No more politics. Scientific leadership urgently needed as second wave emerges
An over-emphasis on politicians and relative invisibility of medical and scientific advisors has weakened Ontario’s COVID-19 response. An evolving second wave of COVID-19 is on track to collide with the influenza season, straining our healthcare system like never before and worsening our backlog of tests and surgeries.
Normally the slow, methodical nature of political change is an important feature of the checks and balances of a stable parliamentary democracy. When a state of emergency is declared, special powers are given to the government to generate a more rapid response to an evolving situation. COVID-19 represents such an emergency. However, unlike pure socio-political emergencies, COVID-19 is a health crisis.
Non-political public institutions and individuals such as the Public Health Ontario, the Chief Medical Officer of Health and even local Public Health Units should exist to take charge of health emergencies. But these organizations have been slowly defunded over many political cycles, leaving them poorly prepared to lead the response.
When the pandemic arrived and a state of emergency was declared, Ontario politicians took the lead rather than our public health leaders and institutions. A Provincial Command Table was established but most of its secret membership is believed to be government officials. Certainly, there has been scientific input but medical science advisors have been relatively hidden from the public. The primary voices of the pandemic in Ontario have been Premier Doug Ford and Minister of Health Christine Elliott.
Separation between political interests and the pandemic response has been lost.
A pressing example can be found in the province’s return-to-school plan. The government has overlooked expert advice and scientific evidence in favour of a political agenda focused on avoiding smaller class sizes.
Let’s be clear: persisting with larger classes will increase the number of school children infected and act as an amplifier of community spread of COVID-19. This is particularly important considering the inability to meaningfully change school ventilation systems.
Recent Ontario modelling suggests class sizes of 30, compared to 15, will increase the number of infections as much as fivefold. Despite the evidence, the government voted down a private motion to reduce class sizes. Paradoxically, Premier Ford restricted indoor gatherings to a maximum of 10 people in Ontario’s hot spots on the same day.
Recently, Ontario’s Chief Coroner, Dr. Dirk Huyer, was asked to help lead Ontario’s testing plan and outbreak response in schools and long-term care homes. The appointment is clearly outside his area of expertise. Meanwhile, our world-class ID/epidemiology/virology experts are completely sidelined.
Testing centres are being overwhelmed with huge lineups and long waits. The strain on our testing system will slow turnaround time, which in turn will delay vital contact tracing. Excessive delays in contact tracing make the process ineffective – speed is essential.
Because of limited new provincial investment in public health units, approximately 50 per cent of Ontario COVID cases still have no known epidemiological link. This is occurring while Ontario Public Health Units have caseloads that should be manageable and a rebound in cases is just beginning. This is a huge cause for concern. Our test-trace-isolate strategy lacks the strength to fight back against the surge of cases on the horizon.
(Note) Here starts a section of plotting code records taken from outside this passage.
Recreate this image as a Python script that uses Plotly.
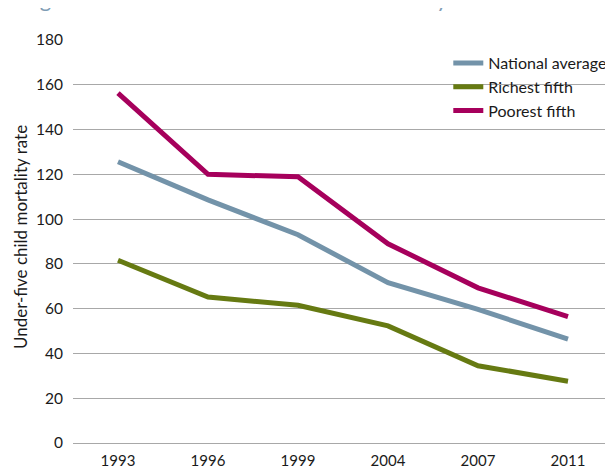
import plotly.graph_objects as go

years = ["1993", "1996", "1999", "2004", "2007", "2011"]
national_average = [125.6, 108.6, 93.0, 71.6, 59.7, 46.4]
richest_fifth = [81.6, 65.2, 61.5, 52.3, 34.5, 27.6]
poorest_fifth = [156.3, 120.0, 118.9, 89.0, 69.3, 56.4]

series = [
    ("National average", national_average, "#7393a9"),
    ("Richest fifth", richest_fifth, "#667a12"),
    ("Poorest fifth", poorest_fifth, "#a6005c"),
]

fig = go.Figure()
for name, values, color in series:
    fig.add_trace(go.Scatter(
        x=years, y=values, name=name, mode="lines",
        line=dict(color=color, width=5),
    ))

# the page puts the figure 8px in from the top-left corner, margins allow for that
fig.update_layout(
    width=613, height=472,
    margin=dict(l=65, r=8, t=32, b=37),
    paper_bgcolor="white", plot_bgcolor="white",
    font=dict(family="Lato, sans-serif", size=15, color="#1a1a1a"),
    showlegend=True,
    legend=dict(
        x=0.695, y=0.985, xanchor="left", yanchor="top",
        bgcolor="rgba(0,0,0,0)", font=dict(size=16),
        tracegroupgap=0,
    ),
)
fig.update_xaxes(
    type="category", range=[-0.5, 5.5], automargin=False,
    showgrid=False, zeroline=False, showline=False,
    ticks="", tickfont=dict(size=15), ticklabelstandoff=7,
)
fig.update_yaxes(
    range=[0, 180], tickvals=list(range(0, 181, 20)), automargin=False,
    showgrid=True, gridcolor="#a8a8a8", gridwidth=1.3,
    zeroline=True, zerolinecolor="#a8a8a8", zerolinewidth=1.3,
    showline=False, ticks="",
    ticklabelstandoff=9, tickfont=dict(size=15.5),
)

fig.add_annotation(
    text="Under-five child mortality rate",
    xref="paper", yref="paper", x=-0.097, y=0.51,
    xanchor="center", yanchor="middle", textangle=-90, showarrow=False,
    font=dict(size=17),
)

# figure heading, mostly cut off at the top edge
fig.add_annotation(
    text="Figure 4: Trends in under-five child mortality rate",
    xref="paper", yref="paper", x=-0.098, y=1.064,
    xanchor="left", yanchor="bottom", showarrow=False,
    font=dict(size=22, color="#7f9db5"),
)

fig.write_html("out.html")
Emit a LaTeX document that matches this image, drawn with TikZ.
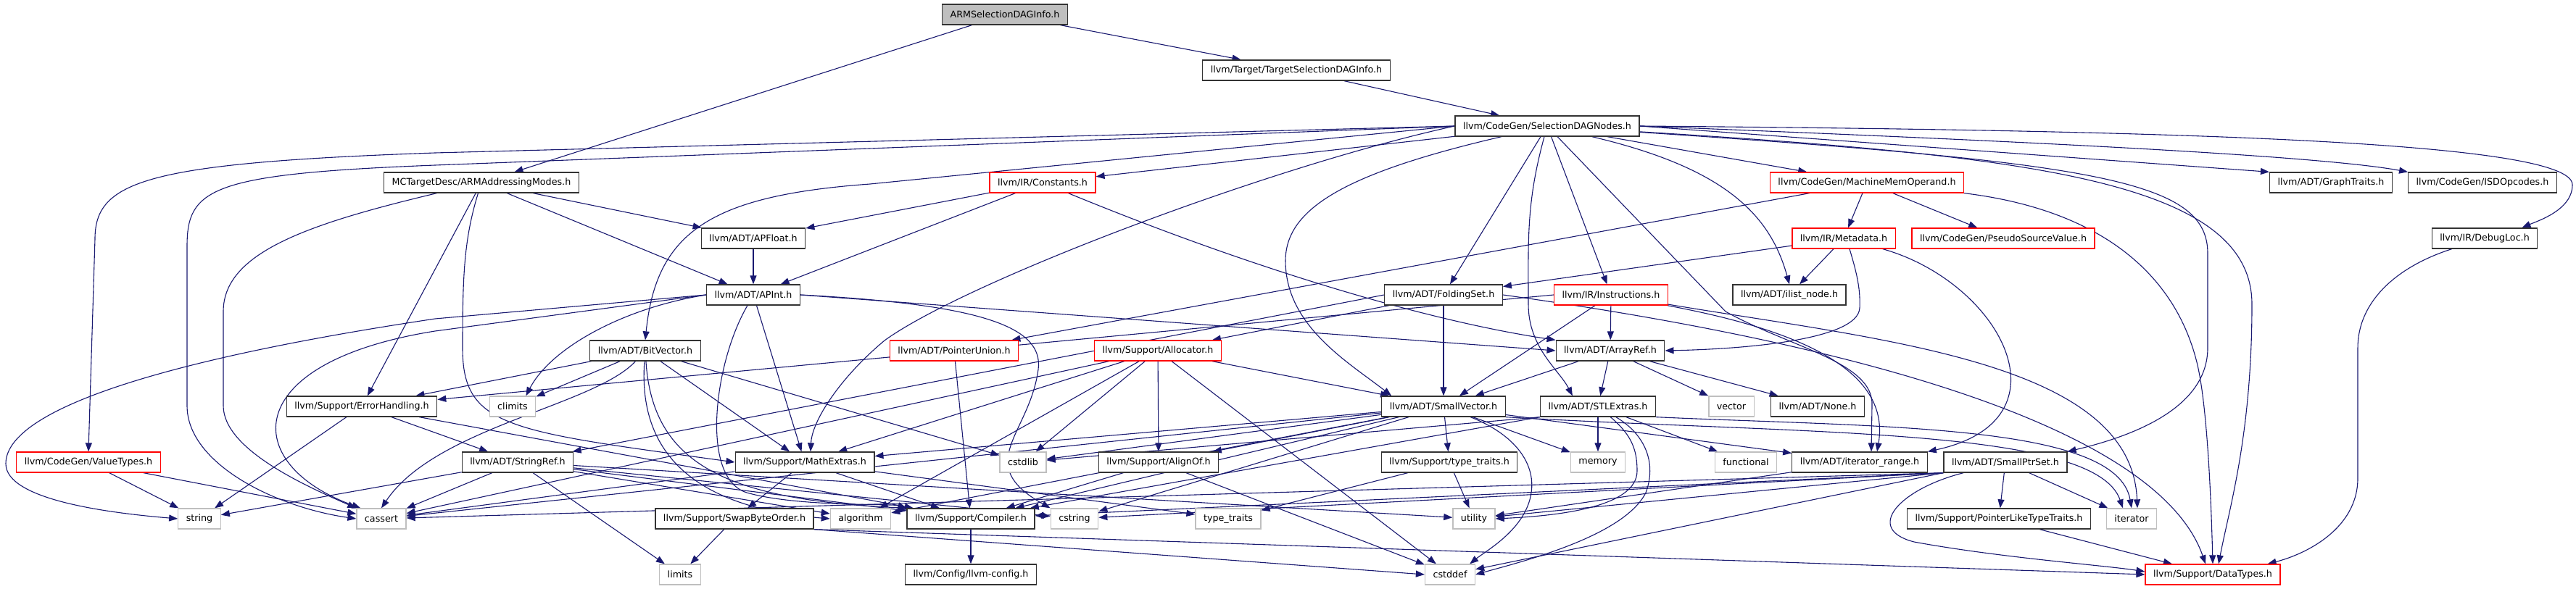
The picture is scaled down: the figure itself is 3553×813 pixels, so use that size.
\documentclass[tikz,border=0pt]{standalone}
\usepackage{fontspec}
\setmainfont{DejaVu Sans}
\usetikzlibrary{arrows.meta,backgrounds}
\definecolor{incblue}{HTML}{191970}
\definecolor{truncred}{HTML}{FF0000}
\definecolor{sysgrey}{HTML}{BFBFBF}

\begin{document}
\begin{tikzpicture}[
    x=1pt, y=-1pt,
    font=\fontsize{12.7}{15}\selectfont,
    box/.style={draw=black!80, line width=1.3pt, fill=white, inner xsep=11pt, inner ysep=0pt, minimum height=28pt},
    redbox/.style={box, draw=truncred},
    sysbox/.style={box, draw=sysgrey},
    rootbox/.style={box, fill=sysgrey},
    arr/.style={-{Triangle[length=12pt,width=9pt]}, line width=1.1pt, color=incblue}
]
\useasboundingbox (0,0) rectangle (3553,813);

% Top of the graph
\node[rootbox] (root) at (1386,20) {ARMSelectionDAGInfo.h};
\node[box] (tsdi) at (1788,97) {llvm/Target/TargetSelectionDAGInfo.h};
\node[box] (sdn) at (2134,174) {llvm/CodeGen/SelectionDAGNodes.h};

% Row 3
\node[box] (armam) at (664,252) {MCTargetDesc/ARMAddressingModes.h};
\node[redbox] (consts) at (1438,252) {llvm/IR/Constants.h};
\node[redbox] (mmo) at (2575,252) {llvm/CodeGen/MachineMemOperand.h};
\node[box] (gtraits) at (3215,252) {llvm/ADT/GraphTraits.h};
\node[box] (isd) at (3424,252) {llvm/CodeGen/ISDOpcodes.h};

% Row 4
\node[box] (apfloat) at (1039,329) {llvm/ADT/APFloat.h};
\node[redbox] (metadata) at (2543,329) {llvm/IR/Metadata.h};
\node[redbox] (psv) at (2763,329) {llvm/CodeGen/PseudoSourceValue.h};
\node[box] (dloc) at (3427,329) {llvm/IR/DebugLoc.h};

% Row 5
\node[box] (apint) at (1039,407) {llvm/ADT/APInt.h};
\node[box] (fset) at (1991,407) {llvm/ADT/FoldingSet.h};
\node[redbox] (instr) at (2222,407) {llvm/IR/Instructions.h};
\node[box] (ilist) at (2468,407) {llvm/ADT/ilist\_node.h};

% Row 6
\node[box] (bitvec) at (890,484) {llvm/ADT/BitVector.h};
\node[redbox] (punion) at (1316,484) {llvm/ADT/PointerUnion.h};
\node[redbox] (alloc) at (1597,484) {llvm/Support/Allocator.h};
\node[box] (aref) at (2221,484) {llvm/ADT/ArrayRef.h};

% Row 7
\node[box] (errh) at (499,561) {llvm/Support/ErrorHandling.h};
\node[sysbox] (climits) at (707,561) {climits};
\node[box] (svec) at (1991,561) {llvm/ADT/SmallVector.h};
\node[box] (stlx) at (2204,561) {llvm/ADT/STLExtras.h};
\node[sysbox] (vector) at (2388,561) {vector};
\node[box] (none) at (2507,561) {llvm/ADT/None.h};

% Row 8
\node[redbox] (vtypes) at (122,638) {llvm/CodeGen/ValueTypes.h};
\node[box] (sref) at (714,638) {llvm/ADT/StringRef.h};
\node[box] (mathx) at (1110,638) {llvm/Support/MathExtras.h};
\node[sysbox] (cstdlib) at (1411,638) {cstdlib};
\node[box] (alignof) at (1598,638) {llvm/Support/AlignOf.h};
\node[box] (ttraitsh) at (1999,638) {llvm/Support/type\_traits.h};
\node[sysbox] (memory) at (2204,638) {memory};
\node[sysbox] (functional) at (2408,638) {functional};
\node[box] (itrange) at (2565,638) {llvm/ADT/iterator\_range.h};
\node[box] (sptrset) at (2766,638) {llvm/ADT/SmallPtrSet.h};

% Row 9
\node[sysbox] (string) at (275,716) {string};
\node[sysbox] (cassert) at (526,716) {cassert};
\node[box] (swapbo) at (1013,716) {llvm/Support/SwapByteOrder.h};
\node[sysbox] (algorithm) at (1187,716) {algorithm};
\node[box] (compiler) at (1339,716) {llvm/Support/Compiler.h};
\node[sysbox] (cstring) at (1482,716) {cstring};
\node[sysbox] (ttraits) at (1694,716) {type\_traits};
\node[sysbox] (utility) at (2033,716) {utility};
\node[box] (pltt) at (2757,716) {llvm/Support/PointerLikeTypeTraits.h};
\node[sysbox] (iterator) at (2940,716) {iterator};

% Bottom row
\node[sysbox] (limits) at (938,793) {limits};
\node[box] (llvmcfg) at (1339,793) {llvm/Config/llvm-config.h};
\node[sysbox] (cstddef) at (2000,793) {cstddef};
\node[redbox] (dtypes) at (3052,793) {llvm/Support/DataTypes.h};

\begin{pgfonlayer}{background}
% Includes of the top files
\draw[arr] (root) -- (armam);
\draw[arr] (root) -- (tsdi);
\draw[arr] (tsdi) -- (sdn);

% ARMAddressingModes
\draw[arr] (armam) -- (apfloat);
\draw[arr] (armam) -- (apint);
\draw[arr] (armam) -- (errh);
\draw[arr] (armam) .. controls (640,330) and (638,380) .. (638,480) .. controls (638,590) and (700,595) .. (mathx.west);
\draw[arr] (armam) .. controls (420,310) and (308,350) .. (308,430) -- (308,560) .. controls (308,620) and (420,670) .. (cassert.north west);

% SelectionDAGNodes
\draw[arr] (sdn.west) -- (600,211) .. controls (200,225) and (131,250) .. (131,330) -- (vtypes.north);
\draw[arr] (sdn.west) -- (600,228) .. controls (290,240) and (258,260) .. (258,340) -- (258,560) .. controls (258,640) and (380,700) .. (cassert.west);
\draw[arr] (sdn.west) -- (1200,254) .. controls (980,270) and (905,320) .. (bitvec.north);
\draw[arr] (sdn) -- (consts);
\draw[arr] (sdn.west) .. controls (1750,230) and (1330,390) .. (1220,470) .. controls (1160,520) and (1120,580) .. ([xshift=8pt]mathx.north);
\draw[arr] (sdn) .. controls (1850,240) and (1773,290) .. (1773,360) .. controls (1773,450) and (1860,500) .. ([xshift=14pt]svec.north west);
\draw[arr] (sdn) -- (fset);
\draw[arr] (sdn) .. controls (2105,280) and (2108,330) .. (2108,420) .. controls (2108,480) and (2150,510) .. ([xshift=45pt]stlx.north west);
\draw[arr] (sdn) -- (instr);
\draw[arr] (sdn) -- (2380,430) .. controls (2470,480) and (2585,500) .. (2582,560) -- ([xshift=16pt]itrange.north);
\draw[arr] (sdn) .. controls (2370,230) and (2440,290) .. (ilist.north);
\draw[arr] (sdn) -- (mmo);
\draw[arr] (sdn.east) -- (gtraits.north west);
\draw[arr] (sdn.east) .. controls (2800,195) and (3200,215) .. (isd.north west);
\draw[arr] (sdn.east) .. controls (3000,180) and (3548,195) .. (3548,255) .. controls (3548,290) and (3500,305) .. ([xshift=-22pt]dloc.north east);
\draw[arr] (sdn) .. controls (2800,215) and (3106,250) .. (3106,420) .. controls (3106,600) and (3075,700) .. ([xshift=8pt]dtypes.north);
\draw[arr] (sdn) .. controls (2900,225) and (3045,250) .. (3045,350) -- (3045,480) .. controls (3045,560) and (2950,600) .. (sptrset.north east);

% Constants
\draw[arr] (consts) -- (apfloat);
\draw[arr] (consts) -- (apint);
\draw[arr] (consts) .. controls (1700,360) and (1950,440) .. (aref.north west);

% MachineMemOperand
\draw[arr] (mmo) -- (punion);
\draw[arr] (mmo) -- (metadata);
\draw[arr] (mmo) -- (psv);
\draw[arr] (mmo.south east) .. controls (2900,290) and (3000,380) .. (3030,500) .. controls (3045,560) and (3050,700) .. (dtypes.north);

% Metadata
\draw[arr] (metadata) -- (fset);
\draw[arr] (metadata) -- (ilist);
\draw[arr] ([xshift=8pt]metadata.south) .. controls (2562,380) and (2566,400) .. (2565,425) .. controls (2563,470) and (2400,482) .. (aref.east);
\draw[arr] ([xshift=-18pt]metadata.south east) .. controls (2760,390) and (2860,580) .. (itrange.north east);

% DebugLoc
\draw[arr] (dloc) .. controls (3300,370) and (3252,420) .. (3252,480) -- (3252,660) .. controls (3252,730) and (3180,765) .. ([xshift=-18pt]dtypes.north east);

% APFloat and APInt
\draw[arr] (apfloat) -- (apint);
\draw[arr] (apint.west) -- (600,440) .. controls (200,500) and (8,570) .. (8,640) .. controls (8,690) and (150,708) .. (string.west);
\draw[arr] (apint.west) -- (600,457) .. controls (330,500) and (330,640) .. ([xshift=6pt]cassert.north west);
\draw[arr] (apint.west) .. controls (860,425) and (760,480) .. ([xshift=-14pt]climits.north east);
\draw[arr] (apint) -- (mathx);
\draw[arr] ([xshift=-8pt]apint.south) .. controls (985,500) and (965,660) .. (1030,680) .. controls (1100,700) and (1230,695) .. (compiler.north west);
\draw[arr] (apint.east) -- (aref.west);
\draw[arr] (apint.east) .. controls (1350,420) and (1440,450) .. (1432,510) .. controls (1420,600) and (1340,640) .. (cstring.north west);

% BitVector
\draw[arr] (bitvec) -- (errh);
\draw[arr] (bitvec) -- (climits);
\draw[arr] (bitvec) .. controls (820,560) and (600,590) .. (cassert.north);
\draw[arr] (bitvec) .. controls (880,620) and (950,700) .. (algorithm.west);
\draw[arr] (bitvec) .. controls (900,640) and (1000,690) .. (compiler.north west);
\draw[arr] (bitvec) -- (mathx);
\draw[arr] (bitvec) -- (cstdlib);

% ErrorHandling
\draw[arr] (errh) -- (string);
\draw[arr] (errh) -- (sref);
\draw[arr] (errh) -- (compiler);

% Instructions
\draw[arr] (instr.west) -- (errh);
\draw[arr] (instr) -- (svec);
\draw[arr] (instr) -- (aref);
\draw[arr] (instr) .. controls (2450,450) and (2610,500) .. ([xshift=24pt]itrange.north);
\draw[arr] (instr) .. controls (2600,470) and (2940,500) .. ([xshift=8pt]iterator.north);

% FoldingSet
\draw[arr] (fset) -- (svec);
\draw[arr] (fset.west) -- (sref);
\draw[arr] (fset) -- (alloc);
\draw[arr] (fset.east) .. controls (2600,480) and (2980,600) .. ([xshift=-10pt]dtypes.north);

% PointerUnion and Allocator
\draw[arr] (punion) -- (compiler);
\draw[arr] (alloc) -- (svec);
\draw[arr] (alloc) -- (alignof);
\draw[arr] (alloc) -- (cstdlib);
\draw[arr] (alloc) -- (cassert);
\draw[arr] (alloc) -- (algorithm);
\draw[arr] (alloc) -- (mathx);
\draw[arr] (alloc) -- (cstddef);

% ArrayRef
\draw[arr] (aref) -- (svec);
\draw[arr] (aref) -- (stlx);
\draw[arr] (aref) -- (vector);
\draw[arr] (aref) -- (none);

% SmallVector
\draw[arr] (svec) -- (ttraitsh);
\draw[arr] (svec) -- (memory);
\draw[arr] (svec) .. controls (2090,600) and (2118,640) .. (2112,680) .. controls (2105,730) and (2050,760) .. ([xshift=-8pt]cstddef.north east);
\draw[arr] (svec.south east) .. controls (2500,600) and (2890,590) .. ([xshift=-12pt]iterator.north);
\draw[arr] (svec) -- (cstdlib);
\draw[arr] (svec) -- (alignof);
\draw[arr] (svec) -- (mathx);
\draw[arr] (svec) -- (cassert);
\draw[arr] (svec) -- (algorithm);
\draw[arr] (svec) -- (compiler);
\draw[arr] (svec) -- (cstring);
\draw[arr] (svec) -- (itrange);

% STLExtras
\draw[arr] (stlx) -- (memory);
\draw[arr] (stlx) -- (functional);
\draw[arr] (stlx) .. controls (2250,600) and (2258,620) .. (2258,650) .. controls (2258,700) and (2150,712) .. (utility.east);
\draw[arr] (stlx) .. controls (2270,600) and (2285,640) .. (2270,680) .. controls (2240,740) and (2100,775) .. (cstddef.east);
\draw[arr] (stlx.south east) .. controls (2600,590) and (2920,585) .. (iterator.north);
\draw[arr] (stlx.south west) -- (cstdlib);
\draw[arr] (stlx.south west) -- (compiler);

% Lower rows
\draw[arr] (vtypes) -- (string);
\draw[arr] (vtypes) -- (cassert);
\draw[arr] (sref) -- (limits);
\draw[arr] (sref) -- (cassert);
\draw[arr] (sref) -- (string);
\draw[arr] (sref) -- (algorithm);
\draw[arr] (sref) -- (compiler);
\draw[arr] (sref) -- (cstring);
\draw[arr] (sref) -- (utility);
\draw[arr] (mathx) -- (swapbo);
\draw[arr] (mathx) -- (cassert);
\draw[arr] (mathx) -- (compiler);
\draw[arr] (mathx) -- (ttraits);
\draw[arr] (swapbo) -- (limits);
\draw[arr] (swapbo.south east) -- (cstddef.west);
\draw[arr] (swapbo.south east) -- (dtypes.west);
\draw[arr] (compiler) -- (llvmcfg);
\draw[arr] (alignof) -- (compiler);
\draw[arr] (alignof) -- (cstddef);
\draw[arr] (ttraitsh) -- (utility);
\draw[arr] (ttraitsh) -- (ttraits);
\draw[arr] (itrange) -- (utility);
\draw[arr] (sptrset) -- (pltt);
\draw[arr] (sptrset) -- (iterator);
\draw[arr] (sptrset) .. controls (2620,675) and (2570,730) .. (2640,748) .. controls (2760,770) and (2900,780) .. ([yshift=4pt]dtypes.west);
\draw[arr] (sptrset.south west) -- (cassert);
\draw[arr] (sptrset.south west) -- (compiler);
\draw[arr] (sptrset.south west) -- (cstring);
\draw[arr] (sptrset.south west) -- (cstddef);
\draw[arr] (sptrset.south west) -- (utility);
\draw[arr] (pltt) -- (dtypes);
\end{pgfonlayer}

\end{tikzpicture}
\end{document}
We naturally crave scientific information to make sense of our world turned upside down by COVID-19. Since Ontario’s politically driven response rarely provides scientific rationale for decisions, top experts either have no voice or are relegated to media or social media to express their concerns. Frustration is growing among Ontario’s burned-out healthcare workers.
In the United Kingdom, the government’s disorganized response and lack of transparency led to the formation of the Independent Sage, a group of prominent medical scientists providing non-government, publicly facing advice on the U.K.’s response to COVID-19. While a collaborative model would be preferable, a similar group might be required in Ontario.
As the combination of a second wave of COVID-19 and influenza threatens our healthcare capacity, a single and powerful change needs to be made – recognize the magnitude of the crisis, accept Ontario’s internal deficiencies and bring science to the forefront of our response. Assemble a team of 10-12 of Ontario’s top virologists, epidemiologists and infection prevention and control physicians and add them to the COVID-19 Provincial Command Table. Give this team a direct public voice to restore appropriate balance, transparency and public trust to Ontario’s COVID response.
Many of our shortcomings on timing and depth of lockdown, implementation of a strong test-trace-isolate system, response to long-term care and farm outbreaks, universal masking and, most recently, school re-openings and overwhelmed testing centres could have been lessened with clear, expert-led scientific guidance.
The Ford government’s greatest failing in this pandemic has been to try to keep complete control of the COVID-19 response and the public messaging. True leadership would be stepping back, recognizing areas of weakness and appointing a public-facing COVID advisory committee that is not beholden to the government.
The stakes are high. The second wave of this once-in-a-lifetime global health crisis has already begun in Ontario.
It is time to promote our top medical scientists and truly listen to the experts.